Muito se tem dito e escrito sobre o 25 de Novembro e os votos de saudação apresentados na Assembleia da República. A ânsia de alguns de recuperarem esta data é tal que até surgiram cartazes com a sua evocação. Se não fosse esta discussão, a maioria dos portugueses nem lhe atribuiria qualquer importância.

Admitindo as interpretações diversas sobre este acontecimento e que cada história pode ter, pelo menos, duas versões, faço parte daqueles que consideram que o 25 de Novembro de 1975 foi um golpe contra-revolucionário, com o objectivo de destruir as conquistas de Abril e nunca o momento da instauração da democracia.

Deve, por isso, ser recordado como aquilo que foi, sem floreados nem branqueamentos. Não deve ser saudado, mas objecto de reflexão para se saber qual o caminho que Portugal não deve fazer. “Mas tu não viveste nessa época!” É verdade. Nasci depois da Revolução dos Cravos e é com grande orgulho e sentido de responsabilidade que recebi esse legado e que o procuro transmitir.

O 25 de Abril é um dia de festa e de alegria, mas também, e sobretudo, de resistência e de luta. É uma lição que deve ser transmitida a todos os que eram muito jovens ou nem sequer tinham nascido.

Pôs fim a 48 anos de ditadura, à opressão, à miséria, a 13 anos de guerras coloniais contra povos que, também eles, lutavam pela sua liberdade e independência, e deu cor aos dias sombrios, em que a liberdade era uma palavra proibida. A PIDE vigiava, prendia e torturava. Assassinava. Muitos portugueses não sabiam ler nem escrever, a taxa de mortalidade era altíssima, muitas casas não tinham água canalizada ou electricidade, e as mulheres não tinham voz nem direitos.

Foi o resultado de décadas de resistência e luta do povo que, com os capitães de Abril, abriu portas a uma nova era e a avanços que acabaram plasmados na Constituição da República Portuguesa, uma das suas maiores heranças e um dos textos constitucionais mais progressistas do mundo, apesar dos sucessivos ataques.

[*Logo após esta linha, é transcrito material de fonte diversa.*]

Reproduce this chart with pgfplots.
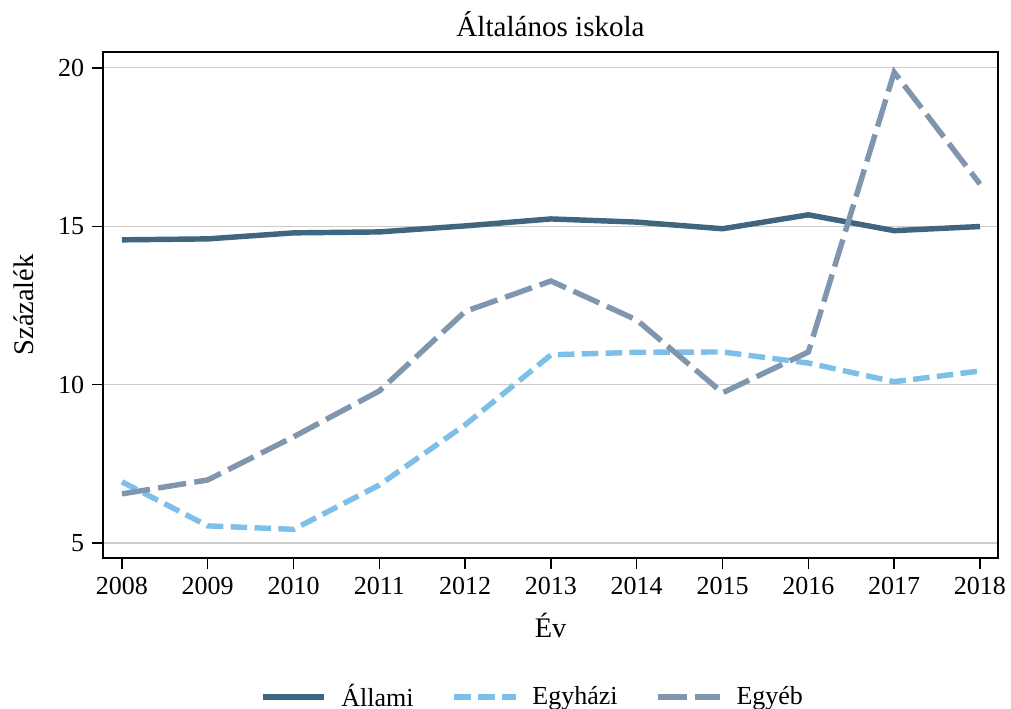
\documentclass[border=0pt]{standalone}
\usepackage{fontspec}
\setmainfont{Liberation Serif}
\usepackage{pgfplots}
\pgfplotsset{compat=1.18}

\definecolor{allami}{HTML}{3F6580}
\definecolor{egyhazi}{HTML}{7DBFE8}
\definecolor{egyeb}{HTML}{8096AE}

\begin{document}
\begin{tikzpicture}
\begin{axis}[
    scale only axis,
    width=378.6pt, height=214pt,
    xmin=2007.78, xmax=2018.21,
    ymin=4.53, ymax=20.5,
    xtick={2008,2009,...,2018},
    ytick={5,10,15,20},
    /pgf/number format/1000 sep={},
    /pgf/number format/assume math mode=true,
    tick align=outside,
    tick pos=left,
    major tick length=4.5pt,
    tick style={black, line width=0.6pt},
    axis line style={line width=0.8pt},
    ymajorgrids=true,
    grid style={gray!40, line width=0.5pt},
    ticklabel style={font=\fontsize{11}{13}\selectfont},
    title={Általános iskola},
    title style={font=\fontsize{12.3}{14}\selectfont, yshift=-3pt},
    xlabel={Év},
    ylabel={Százalék},
    label style={font=\fontsize{12}{14}\selectfont},
    xlabel style={yshift=-1pt},
    ylabel style={yshift=3.5pt},
    legend columns=3,
    legend style={
        draw=none,
        at={(0.5,0)}, anchor=center,
        yshift=-58.8pt, xshift=-7pt,
        font=\fontsize{11}{13}\selectfont,
        /tikz/every odd column/.append style={column sep=4pt},
        /tikz/every even column/.append style={column sep=14pt},
    },
    legend image code/.code={\draw[#1] (0pt,0pt) -- (26pt,0pt);},
    every axis plot/.append style={line width=2.3pt},
]

% Állami
\addplot[color=allami, solid] coordinates {
    (2008,14.57)(2009,14.60)(2010,14.79)(2011,14.82)(2012,15.01)(2013,15.23)
    (2014,15.13)(2015,14.92)(2016,15.36)(2017,14.86)(2018,14.99)
};
\addlegendentry{Állami}

% Egyházi
\addplot[color=egyhazi, dash pattern=on 7pt off 3.1pt] coordinates {
    (2008,6.93)(2009,5.54)(2010,5.43)(2011,6.83)(2012,8.73)(2013,10.94)
    (2014,11.02)(2015,11.03)(2016,10.68)(2017,10.09)(2018,10.43)
};
\addlegendentry{Egyházi}

% Egyéb
\addplot[color=egyeb, dash pattern=on 12pt off 3.5pt] coordinates {
    (2008,6.55)(2009,6.99)(2010,8.35)(2011,9.80)(2012,12.31)(2013,13.27)
    (2014,12.04)(2015,9.74)(2016,11.03)(2017,19.86)(2018,16.33)
};
\addlegendentry{Egyéb}

\end{axis}
% fixed frame so margins match the reference
\pgfresetboundingbox
\path ([shift={(-43.6pt,-63.9pt)}]current axis.south west)
    rectangle ([shift={(5.5pt,22pt)}]current axis.north east);
\end{tikzpicture}
\end{document}
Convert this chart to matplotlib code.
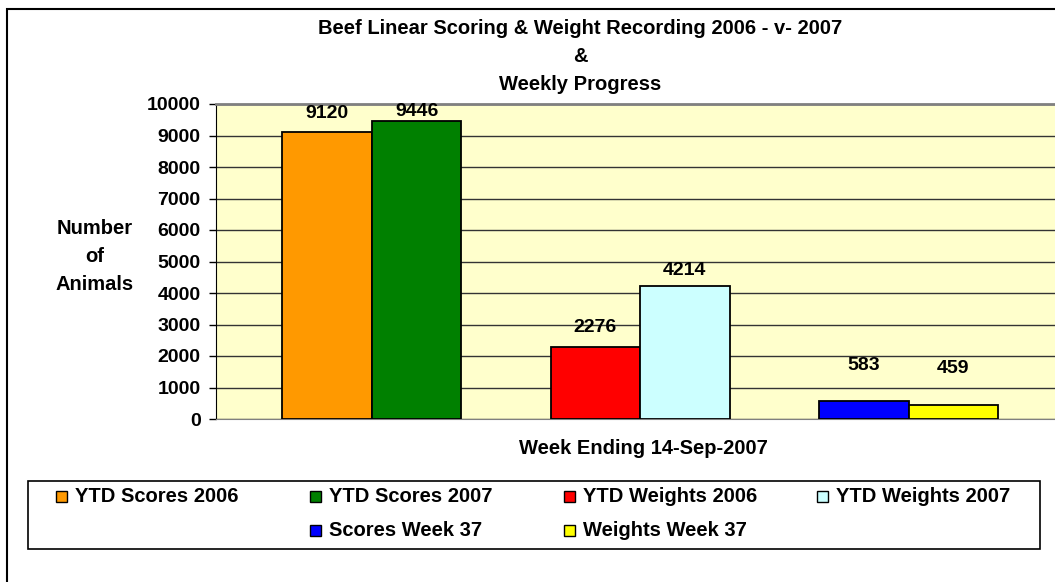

Regra geral, quem quer comemorar o 25 de Novembro não lida bem com a Revolução dos Cravos. Nem sequer considera que foram complementares, como muitos dizem, quiçá para aligeirar o que representou. Tem sido bem visível quem está e quem não está com Abril. E depois há aqueles que parecem estar mais ou menos, optando por ficar em cima do muro, como se viu nas abstenções nos votos sobre esta matéria.

Estas duas datas não têm a mesma importância no calendário português e ainda bem. O 25 de Abril de 1974 será sempre uma data maior na História de Portugal e as suas conquistas estarão sempre presentes na memória colectiva. Não se trata de qualquer sentimento de propriedade. O 25 de Abril é de todos os que o queiram celebrar. “Seja bem-vindo quem vier por bem” já cantava o grande Zeca Afonso.

Quanto mais querem desvalorizar a Revolução, mais alto se levantarão os cravos. Precisamos das portas que Abril abriu bem abertas e não de alçapões para evocar tempos mais nebulosos. Que não se esvazie o 25 de Abril nem se mascare o 25 de Novembro. Que o passado e a História sirvam para continuar a sonhar e concretizar. É também disto que se faz a vida colectiva de um povo.

Não imponham ao país uma data que divide e que tem um simbolismo negativo. Serão saudades de outros tempos?

O 25 de Novembro que faz sentido assinalar é o Dia Internacional para a Eliminação da Violência contra as Mulheres, cuja data a ONU elegeu em memória às três irmãs Mirabal, activistas políticas na República Dominicana assassinadas em 1960 pelo regime ditatorial de Rafael Trujillo.

É uma opinião e, como em tudo, há sempre vários lados. Felizmente, podemos opinar livremente e não é ao 25 de Novembro que o devemos. Obrigada 25 de Abril!

A autora escreve de acordo com a antiga ortografia.